2006 has already been a big year for losing workers. According to the HR professionals surveyed, on average, 12 percent of their organizations work forces has voluntarily resigned since the beginning of the year.
While money took first place among reasons for employees jumping ship—cited by 30 percent of employees and 40 percent of HR professionals—opportunity for career advancement also appeared as a significant factor.
Twenty-seven percent of workers and 48 percent of HR pros said career opportunities elsewhere were a prime reason for employees leaving their current jobs. In addition, dissatisfaction with their current jobs potential for career development was cited by 21 percent of employees and 29 percent of HR pros.

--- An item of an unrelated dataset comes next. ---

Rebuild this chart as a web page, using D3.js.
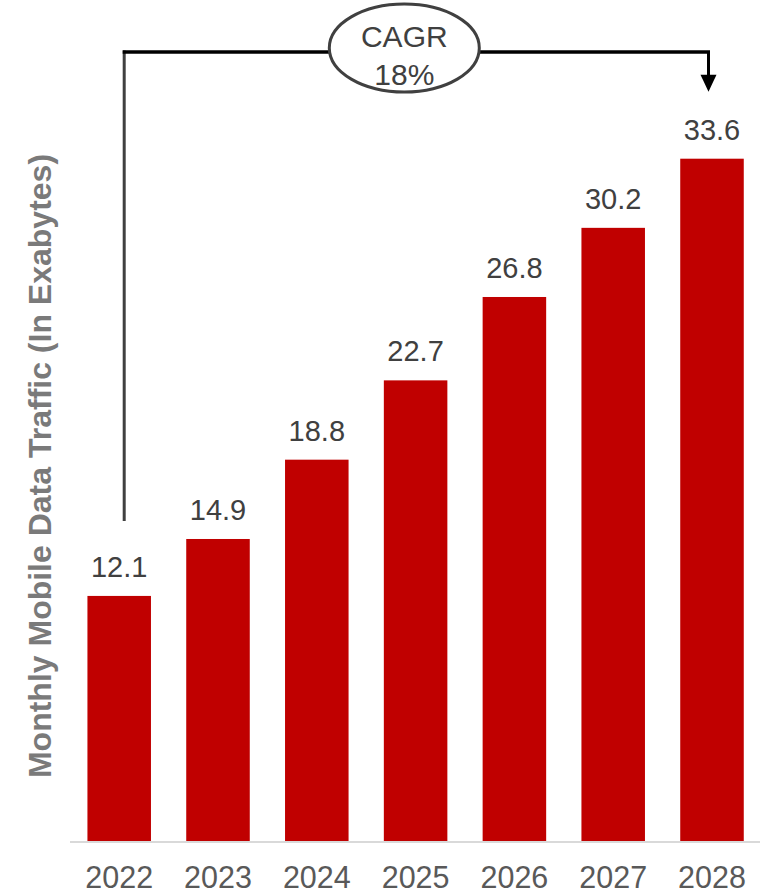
<!DOCTYPE html>
<html>
<head>
<meta charset="utf-8">
<script src="https://cdn.jsdelivr.net/npm/d3@7"></script>
<style>
  html, body { margin: 0; padding: 0; background: #fff; }
  svg { display: block; }
  text { font-family: "Liberation Sans", Arial, sans-serif; }
</style>
</head>
<body>
<svg id="chart" width="762" height="896"></svg>
<script>
const years = ["2022", "2023", "2024", "2025", "2026", "2027", "2028"];
const traffic = [12.1, 14.9, 18.8, 22.7, 26.8, 30.2, 33.6];
const valueLabels = ["12.1", "14.9", "18.8", "22.7", "26.8", "30.2", "33.6"];
const yTitle = "Monthly Mobile Data Traffic (In Exabytes)";
const cagrLines = ["CAGR", "18%"];

const svg = d3.select("#chart");

const x = d3.scaleBand()
  .domain(years)
  .range([69.8, 761.4])
  .paddingInner(0.357)
  .paddingOuter(0.1785);

const y = d3.scaleLinear()
  .domain([0, 33.6])
  .range([842, 158.7]);

// bars
svg.append("g").selectAll("rect")
  .data(years)
  .join("rect")
  .attr("x", d => x(d))
  .attr("width", x.bandwidth())
  .attr("y", (d, i) => y(traffic[i]))
  .attr("height", (d, i) => y(0) - y(traffic[i]))
  .attr("fill", "#c00000");

// baseline axis
const xAxis = d3.axisBottom(x).tickSize(0).tickPadding(24);
const gx = svg.append("g")
  .attr("transform", `translate(0,${y(0)})`)
  .call(xAxis);
gx.select(".domain")
  .attr("d", `M70,0H760`)
  .attr("stroke", "#d9d9d9")
  .attr("stroke-width", 2);
gx.selectAll(".tick text")
  .attr("font-size", 30.5)
  .attr("fill", "#595959")
  .attr("font-family", "Liberation Sans, Arial, sans-serif")
  .attr("dy", "0.72em");

// value labels
svg.append("g").selectAll("text")
  .data(years)
  .join("text")
  .attr("x", d => x(d) + x.bandwidth() / 2)
  .attr("y", (d, i) => y(traffic[i]) - 19)
  .attr("text-anchor", "middle")
  .attr("font-size", 29)
  .attr("fill", "#404040")
  .text((d, i) => valueLabels[i]);

// y title
svg.append("text")
  .attr("transform", "translate(50.5,466) rotate(-90)")
  .attr("text-anchor", "middle")
  .attr("font-size", 32)
  .attr("font-weight", "bold")
  .attr("fill", "#7a7a7a")
  .text(yTitle);

// CAGR annotation
const first = years[0], last = years[years.length - 1];
const xL = x(first) + x.bandwidth() / 2 + 5;
const xR = x(last) + x.bandwidth() / 2 - 3.5;
const yTop = 52;
const yStart = y(traffic[0]) - 75;
const yTip = y(traffic[traffic.length - 1]) - 67;

svg.append("line")
  .attr("x1", xL).attr("x2", xL)
  .attr("y1", yStart).attr("y2", yTop - 1.5)
  .attr("stroke", "#404040").attr("stroke-width", 3);
svg.append("line")
  .attr("x1", xL - 1.5).attr("x2", xR + 1.5)
  .attr("y1", yTop).attr("y2", yTop)
  .attr("stroke", "#000").attr("stroke-width", 3.5);
svg.append("line")
  .attr("x1", xR).attr("x2", xR)
  .attr("y1", yTop).attr("y2", yTip - 14)
  .attr("stroke", "#000").attr("stroke-width", 3);
svg.append("path")
  .attr("d", `M${xR - 8},${yTip - 17}L${xR + 8},${yTip - 17}L${xR},${yTip}Z`)
  .attr("fill", "#000");

const cx = 404.3;
svg.append("ellipse")
  .attr("cx", cx).attr("cy", 48)
  .attr("rx", 75).attr("ry", 44)
  .attr("fill", "#fff")
  .attr("stroke", "#404040")
  .attr("stroke-width", 3);
svg.append("g").selectAll("text")
  .data(cagrLines)
  .join("text")
  .attr("x", cx)
  .attr("y", (d, i) => 46.7 + i * 38.5)
  .attr("text-anchor", "middle")
  .attr("font-size", 30)
  .attr("fill", "#404040")
  .text(d => d);
</script>
</body>
</html>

The greatest workplace malcontent was found among nonmanagement employees, as 71 percent of HR professionals said members of this group were the most likely to resign.
Concern over the sheer volume of resignations was expressed by 73 percent of HR professionals polled, and nearly half said they would shift their focus to retention programs and processes.
Special retention processes have grown sharply in popularity in the last two years, up from 35 percent in 2004 to 49 percent in 2006.
HP pros said some of the most successful retention strategies theyd found were promoting qualified employees, offering competitive merit increases and salary adjustments, and providing career development opportunities. Among these, salary increases were the most popular and successful, but also the most difficult to arrange.
"Offering competitive salaries is important to employees; however, compensation alone is not sufficient for a complete retention strategy," said Susan Meisinger, president and CEO of SHRM, based in Alexandria, Va.
"Career development opportunities and work-life balance are also important, and employers must consider these types of benefits in their retention practices if they want to maintain or increase retention at their organizations," she said.